This one had me at the title. I realized I didn’t know that much about either Bruneschelli or Ghiberti, and that seemed a problem for someone who wants to know as much about the Renaissance as possible. If a feud set much of early modern thought in motion, I wanted to know about it.
When I hear “feud” in that context, I think of something rooted in aesthetics or philosophy. I imagine two great minds at odds with each other, each championing a way of thinking about the world that gets sharpened in opposition to the other. We have that in Judaism with the famous showdown between Hillel and Shammai at the dawn of the rabbinic era, and it foreshadows the experience of ‘pilpul,’ of learning with another who can push you through perpetual challenge.
As I read this, though, the feud between men is much pettier than anything of that order. In fact, it’s often not a feud at all. The two men initially compete for a commission to create the chapel doors that we know today as “the gates of paradise” that Ghiberti managed. Later, they sort of compete for the commission to build the dome for the almost-completed Cathedral of Florence, which Bruneschelli masterfully completes.
But, otherwise, the two men seem to have worked, if not harmoniously, at least comfortably at the same time and in the same city.
They don’t seem to disagree about any major philosophy, or, if they do, Walker gets at it from too fuzzy a point. Instead, we get detail about their various estates, the children and apprentices they brought into their service, and their ambitions to be thought of as great artists.

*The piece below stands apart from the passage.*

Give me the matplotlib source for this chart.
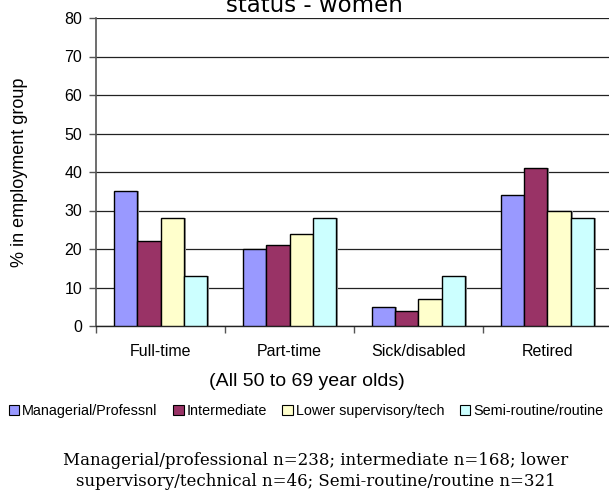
import matplotlib
matplotlib.use("Agg")
import matplotlib.pyplot as plt
import numpy as np
from matplotlib.patches import Patch

categories = ["Full-time", "Part-time", "Sick/disabled", "Retired"]
groups = ["Managerial/Professnl", "Intermediate", "Lower supervisory/tech", "Semi-routine/routine"]
managerial = [35, 20, 5, 34]
intermediate = [22, 21, 4, 41]
lower_supervisory = [28, 24, 7, 30]
semi_routine = [13, 28, 13, 28]
series = [managerial, intermediate, lower_supervisory, semi_routine]
colors = ["#9999FF", "#993366", "#FFFFCC", "#CCFFFF"]

W, H = 609, 492
fig = plt.figure(figsize=(W / 100, H / 100), dpi=100)
ax = fig.add_axes([96 / W, 1 - 326 / H, (612 - 96) / W, (326 - 18) / H])

x = np.arange(len(categories))
bw = 0.182
for i, (vals, col, name) in enumerate(zip(series, colors, groups)):
    offs = (i - 1.5) * bw
    # soft drop shadow to the right of each bar
    ax.bar(x + offs + 0.012, vals, bw, color="#9a9a9a", edgecolor="none", zorder=2)
    ax.bar(x + offs, vals, bw, color=col, edgecolor="black", linewidth=1.0,
           label=name, zorder=3)

ax.set_xlim(-0.5, 3.5)
ax.set_ylim(0, 80)
ax.set_yticks(np.arange(0, 81, 10))
ax.yaxis.grid(True, color="#222222", linewidth=0.9, zorder=0)
ax.set_axisbelow(True)

ax.set_xticks(x)
ax.set_xticklabels(categories, fontsize=11.5, fontfamily="Liberation Sans")
ax.set_xticks(np.arange(-0.5, 4.0, 1.0), minor=True)
ax.tick_params(axis="x", which="major", length=0, pad=13)
ax.tick_params(axis="x", which="minor", length=5, color="#555555", width=1)
ax.tick_params(axis="y", length=5, color="#555555", width=1, pad=5)
for lab in ax.get_yticklabels():
    lab.set_fontsize(11.5)
    lab.set_fontfamily("Liberation Sans")

for s in ["top", "right"]:
    ax.spines[s].set_visible(False)
ax.spines["left"].set_color("#555555")
ax.spines["left"].set_linewidth(1.2)
ax.spines["bottom"].set_color("#222222")
ax.spines["bottom"].set_linewidth(1.0)

fig.text(20 / W, 1 - 172 / H, "% in employment group", rotation=90, ha="center", va="center",
         fontsize=13, fontfamily="Liberation Sans")

fig.text(314 / W, 1 - 12 / H, "status - women", ha="center", va="baseline",
         fontsize=16.5, fontfamily="DejaVu Sans")

fig.text(307 / W, 1 - 381 / H, "(All 50 to 69 year olds)", ha="center", va="center",
         fontsize=14, fontfamily="Liberation Sans")

handles = [Patch(facecolor=c, edgecolor="black", linewidth=0.8) for c in colors]
fig.legend(handles, groups, loc="center", bbox_to_anchor=(306 / W, 1 - 411 / H), ncol=4,
           frameon=False, handlelength=0.75, handleheight=0.75,
           handletextpad=0.2, columnspacing=1.05, borderaxespad=0,
           prop={"family": "Liberation Sans", "size": 10.4})

fig.text(316 / W, 1 - 471 / H,
         "Managerial/professional n=238; intermediate n=168; lower\n"
         "supervisory/technical n=46; Semi-routine/routine n=321",
         ha="center", va="center", fontsize=12, fontfamily="DejaVu Serif",
         linespacing=1.3)

fig.savefig("out.png", dpi=100)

I’m impressed at the erudition here. Walker clearly knows the material, and, when he sets out to describe what makes the doors or the dome so spectacular, he’s on.
But I have to say I’m disappointed at what is – and I use the word ironically here – the architecture of the book. As promising as it sounds, the ‘feud’ between the two men doesn’t provide the narrative balance I’d hope for.
Walker has my sympathy since I’ve sketched out histories that don’t fit in the conceit I’ve planned for them. I have learned some things from this one, but I don’t find in it the difference of opinion that might have ‘sparked’ so dramatic a change in the way we humans pursue our collective art.